BEGIN

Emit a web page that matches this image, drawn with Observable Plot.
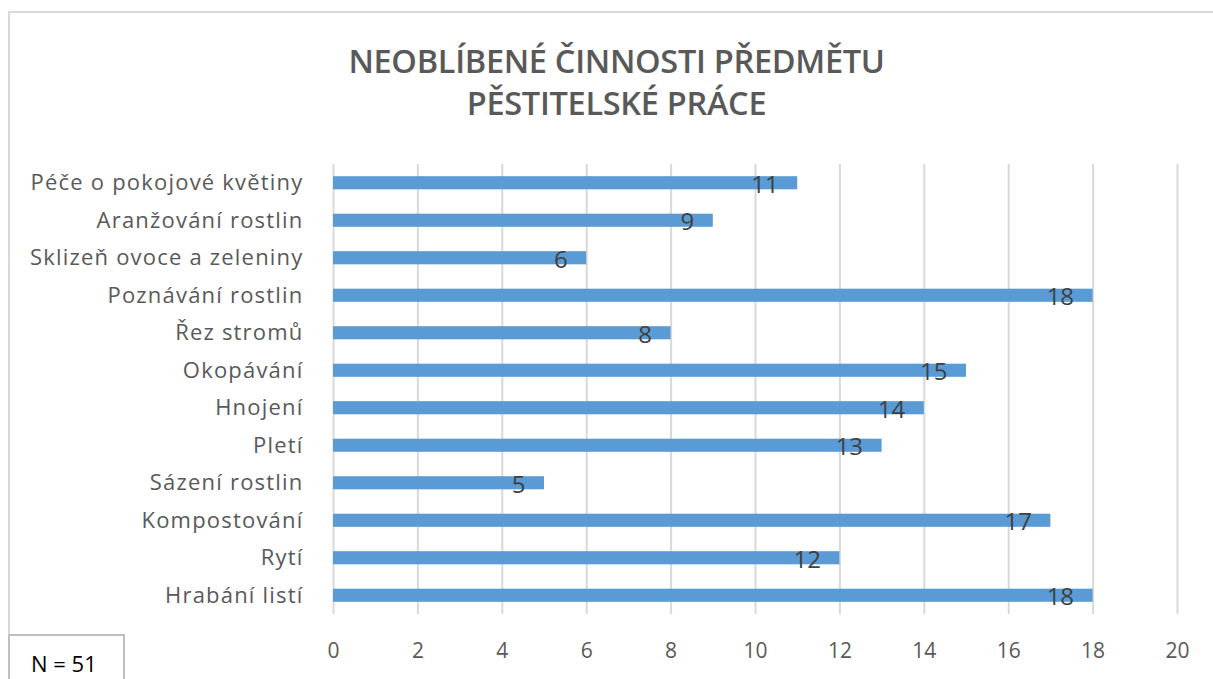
<!DOCTYPE html>
<html>
<head>
<meta charset="utf-8">
<script src="https://cdn.jsdelivr.net/npm/d3@7"></script>
<script src="https://cdn.jsdelivr.net/npm/@observablehq/plot@0.6"></script>
<style>
  html, body { margin: 0; padding: 0; background: #fff; }
  body { width: 1213px; height: 679px; position: relative; overflow: hidden; font-family: "Open Sans", sans-serif; }
  #frame { position: absolute; left: 8px; top: 11px; width: 1300px; height: 800px; border: 2px solid #d9d9d9; box-sizing: border-box; }
  #title { position: absolute; left: 10px; top: 0; width: 1213px; height: 150px; text-align: center; color: #595959; font-weight: 600; font-size: 32.5px; line-height: 42px; padding-top: 40px; box-sizing: border-box; letter-spacing: -0.3px; }
  #chart { position: absolute; left: 0; top: 150px; }
  #chart g[aria-label="y-axis tick label"] text { letter-spacing: 1.2px; }
  #nbox { position: absolute; left: 8px; top: 634px; width: 117px; height: 60px; border: 2px solid #bfbfbf; box-sizing: border-box; background: #fff; font-size: 22px; line-height: 30px; color: #000; padding: 12px 0 0 21px; }
</style>
</head>
<body>
<div id="frame"></div>
<div id="title">NEOBLÍBENÉ ČINNOSTI PŘEDMĚTU<br>PĚSTITELSKÉ PRÁCE</div>
<div id="chart"></div>
<div id="nbox">N = 51</div>
<script>
const categories = [
  "Péče o pokojové květiny",
  "Aranžování rostlin",
  "Sklizeň ovoce a zeleniny",
  "Poznávání rostlin",
  "Řez stromů",
  "Okopávání",
  "Hnojení",
  "Pletí",
  "Sázení rostlin",
  "Kompostování",
  "Rytí",
  "Hrabání listí"
];
const values = [11, 9, 6, 18, 8, 15, 14, 13, 5, 17, 12, 18];
const xTicks = [0, 2, 4, 6, 8, 10, 12, 14, 16, 18, 20];

const data = categories.map((c, i) => ({category: c, value: values[i]}));

const chart = Plot.plot({
  width: 1213,
  height: 529,
  marginLeft: 333,
  marginRight: 36,
  marginTop: 14,
  marginBottom: 65,
  style: {fontFamily: "Open Sans, sans-serif", background: "transparent", overflow: "visible"},
  x: {domain: [0, 20], ticks: xTicks, tickSize: 0, label: null},
  y: {domain: categories, paddingInner: 0.65, paddingOuter: 0.325, round: false, tickSize: 0, label: null},
  marks: [
    Plot.gridX(xTicks, {stroke: "#d9d9d9", strokeWidth: 2, strokeOpacity: 1}),
    Plot.barX(data, {x: "value", y: "category", fill: "#5b9bd5"}),
    Plot.text(data, {x: "value", y: "category", text: d => String(d.value), textAnchor: "end", dx: -19, dy: 2, fontSize: 24, fill: "#404040"}),
    Plot.axisX({ticks: xTicks, tickSize: 0, tickPadding: 29, fontSize: 21, fill: "#595959", label: null}),
    Plot.axisY({tickSize: 0, tickPadding: 30, fontSize: 22, fill: "#595959", label: null})
  ]
});
document.getElementById("chart").appendChild(chart);
</script>
</body>
</html>
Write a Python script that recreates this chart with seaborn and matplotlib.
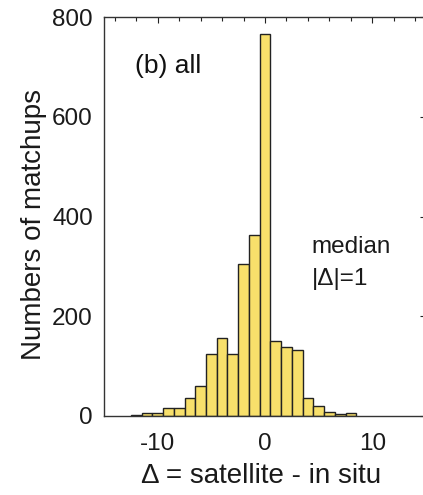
import numpy as np
import pandas as pd
import matplotlib
matplotlib.use("Agg")
import matplotlib.pyplot as plt
import seaborn as sns
from matplotlib.ticker import MultipleLocator

# Data (bin centers = integer differences)
delta_values = [-12, -11, -10, -9, -8, -7, -6, -5, -4, -3, -2, -1, 0, 1, 2, 3, 4, 5, 6, 7, 8]
counts = [2, 7, 7, 17, 17, 37, 61, 124, 156, 124, 304, 363, 766, 151, 139, 132, 37, 21, 9, 4, 6]
x_ticks = [-10, 0, 10]
y_ticks = [0, 200, 400, 600, 800]

sns.set_style("white")
plt.rcParams['font.family'] = ['Liberation Sans', 'DejaVu Sans']
plt.rcParams['axes.unicode_minus'] = False

df = pd.DataFrame({"delta": delta_values, "count": counts})

W, H = 423, 495
fig = plt.figure(figsize=(W / 100, H / 100), dpi=100)
left, right, top, bottom = 104, 426, 17, 416
ax = fig.add_axes([left / W, 1 - bottom / H, (right - left) / W, (bottom - top) / H])

sns.histplot(data=df, x="delta", weights="count", binwidth=1, binrange=(-12.5, 8.5), ax=ax,
             color="#F8E06B", edgecolor="#222222", linewidth=1.0, alpha=1.0)

ax.set_xlim(-15, 15)
ax.set_ylim(0, 800)
ax.set_xticks(x_ticks)
ax.set_yticks(y_ticks)
ax.xaxis.set_minor_locator(MultipleLocator(2))
ax.tick_params(axis="both", which="both", direction="in", top=True, right=True,
               labelsize=17.5, colors="#222222", labelcolor="#1a1a1a")
ax.tick_params(which="major", length=4, width=0.8)
ax.tick_params(which="minor", length=3, width=0.8)
ax.tick_params(axis="x", pad=12)
ax.tick_params(axis="y", pad=8)
for s in ax.spines.values():
    s.set_color("#333333")
    s.set_linewidth(1.0)

ax.set_xlabel("Δ = satellite - in situ", fontsize=20, color="#1a1a1a")
ax.set_ylabel("Numbers of matchups", fontsize=20, color="#1a1a1a")
ax.xaxis.set_label_coords(0.4876, -0.118)
ax.yaxis.set_label_coords(-0.177, 0.48)

ax.text(-12.1, 701, "(b) all", fontsize=19, color="#111111", va="center", ha="left")
ax.text(4.37, 327, "median", fontsize=17.5, color="#1a1a1a", va="baseline", ha="left")
ax.text(4.37, 263, "|Δ|=1", fontsize=17.5, color="#1a1a1a", va="baseline", ha="left")

fig.savefig("out.png", dpi=100)
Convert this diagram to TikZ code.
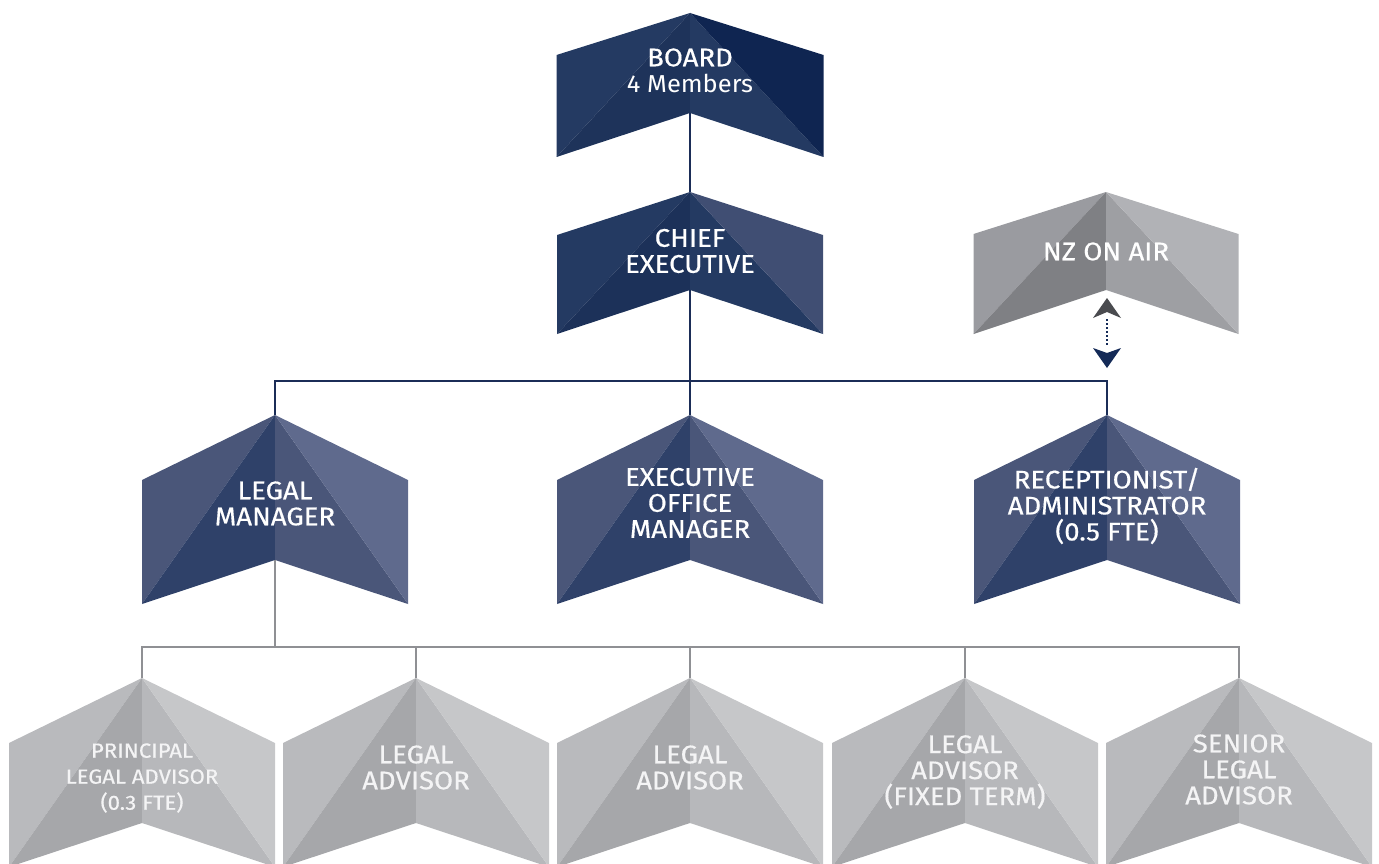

END

_YOUR GOAL_
Leave the images out and output the remaining material exactly as it stands.

_ANSWER TO THE TASK_
Emit a web page that matches this image, drawn with Observable Plot.
<!DOCTYPE html>
<html>
<head>
<meta charset="utf-8">
<script src="https://cdn.jsdelivr.net/npm/d3@7"></script>
<script src="https://cdn.jsdelivr.net/npm/@observablehq/plot@0.6"></script>
<style>
  html, body { margin: 0; padding: 0; background: #fff; }
  body { width: 1213px; height: 679px; position: relative; overflow: hidden; font-family: "Open Sans", sans-serif; }
  #frame { position: absolute; left: 8px; top: 11px; width: 1300px; height: 800px; border: 2px solid #d9d9d9; box-sizing: border-box; }
  #title { position: absolute; left: 10px; top: 0; width: 1213px; height: 150px; text-align: center; color: #595959; font-weight: 600; font-size: 32.5px; line-height: 42px; padding-top: 40px; box-sizing: border-box; letter-spacing: -0.3px; }
  #chart { position: absolute; left: 0; top: 150px; }
  #chart g[aria-label="y-axis tick label"] text { letter-spacing: 1.2px; }
  #nbox { position: absolute; left: 8px; top: 634px; width: 117px; height: 60px; border: 2px solid #bfbfbf; box-sizing: border-box; background: #fff; font-size: 22px; line-height: 30px; color: #000; padding: 12px 0 0 21px; }
</style>
</head>
<body>
<div id="frame"></div>
<div id="title">NEOBLÍBENÉ ČINNOSTI PŘEDMĚTU<br>PĚSTITELSKÉ PRÁCE</div>
<div id="chart"></div>
<div id="nbox">N = 51</div>
<script>
const categories = [
  "Péče o pokojové květiny",
  "Aranžování rostlin",
  "Sklizeň ovoce a zeleniny",
  "Poznávání rostlin",
  "Řez stromů",
  "Okopávání",
  "Hnojení",
  "Pletí",
  "Sázení rostlin",
  "Kompostování",
  "Rytí",
  "Hrabání listí"
];
const values = [11, 9, 6, 18, 8, 15, 14, 13, 5, 17, 12, 18];
const xTicks = [0, 2, 4, 6, 8, 10, 12, 14, 16, 18, 20];

const data = categories.map((c, i) => ({category: c, value: values[i]}));

const chart = Plot.plot({
  width: 1213,
  height: 529,
  marginLeft: 333,
  marginRight: 36,
  marginTop: 14,
  marginBottom: 65,
  style: {fontFamily: "Open Sans, sans-serif", background: "transparent", overflow: "visible"},
  x: {domain: [0, 20], ticks: xTicks, tickSize: 0, label: null},
  y: {domain: categories, paddingInner: 0.65, paddingOuter: 0.325, round: false, tickSize: 0, label: null},
  marks: [
    Plot.gridX(xTicks, {stroke: "#d9d9d9", strokeWidth: 2, strokeOpacity: 1}),
    Plot.barX(data, {x: "value", y: "category", fill: "#5b9bd5"}),
    Plot.text(data, {x: "value", y: "category", text: d => String(d.value), textAnchor: "end", dx: -19, dy: 2, fontSize: 24, fill: "#404040"}),
    Plot.axisX({ticks: xTicks, tickSize: 0, tickPadding: 29, fontSize: 21, fill: "#595959", label: null}),
    Plot.axisY({tickSize: 0, tickPadding: 30, fontSize: 22, fill: "#595959", label: null})
  ]
});
document.getElementById("chart").appendChild(chart);
</script>
</body>
</html>
Write a Python script that recreates this chart with seaborn and matplotlib.
import numpy as np
import pandas as pd
import matplotlib
matplotlib.use("Agg")
import matplotlib.pyplot as plt
import seaborn as sns
from matplotlib.ticker import MultipleLocator

# Data (bin centers = integer differences)
delta_values = [-12, -11, -10, -9, -8, -7, -6, -5, -4, -3, -2, -1, 0, 1, 2, 3, 4, 5, 6, 7, 8]
counts = [2, 7, 7, 17, 17, 37, 61, 124, 156, 124, 304, 363, 766, 151, 139, 132, 37, 21, 9, 4, 6]
x_ticks = [-10, 0, 10]
y_ticks = [0, 200, 400, 600, 800]

sns.set_style("white")
plt.rcParams['font.family'] = ['Liberation Sans', 'DejaVu Sans']
plt.rcParams['axes.unicode_minus'] = False

df = pd.DataFrame({"delta": delta_values, "count": counts})

W, H = 423, 495
fig = plt.figure(figsize=(W / 100, H / 100), dpi=100)
left, right, top, bottom = 104, 426, 17, 416
ax = fig.add_axes([left / W, 1 - bottom / H, (right - left) / W, (bottom - top) / H])

sns.histplot(data=df, x="delta", weights="count", binwidth=1, binrange=(-12.5, 8.5), ax=ax,
             color="#F8E06B", edgecolor="#222222", linewidth=1.0, alpha=1.0)

ax.set_xlim(-15, 15)
ax.set_ylim(0, 800)
ax.set_xticks(x_ticks)
ax.set_yticks(y_ticks)
ax.xaxis.set_minor_locator(MultipleLocator(2))
ax.tick_params(axis="both", which="both", direction="in", top=True, right=True,
               labelsize=17.5, colors="#222222", labelcolor="#1a1a1a")
ax.tick_params(which="major", length=4, width=0.8)
ax.tick_params(which="minor", length=3, width=0.8)
ax.tick_params(axis="x", pad=12)
ax.tick_params(axis="y", pad=8)
for s in ax.spines.values():
    s.set_color("#333333")
    s.set_linewidth(1.0)

ax.set_xlabel("Δ = satellite - in situ", fontsize=20, color="#1a1a1a")
ax.set_ylabel("Numbers of matchups", fontsize=20, color="#1a1a1a")
ax.xaxis.set_label_coords(0.4876, -0.118)
ax.yaxis.set_label_coords(-0.177, 0.48)

ax.text(-12.1, 701, "(b) all", fontsize=19, color="#111111", va="center", ha="left")
ax.text(4.37, 327, "median", fontsize=17.5, color="#1a1a1a", va="baseline", ha="left")
ax.text(4.37, 263, "|Δ|=1", fontsize=17.5, color="#1a1a1a", va="baseline", ha="left")

fig.savefig("out.png", dpi=100)
Convert this diagram to TikZ code.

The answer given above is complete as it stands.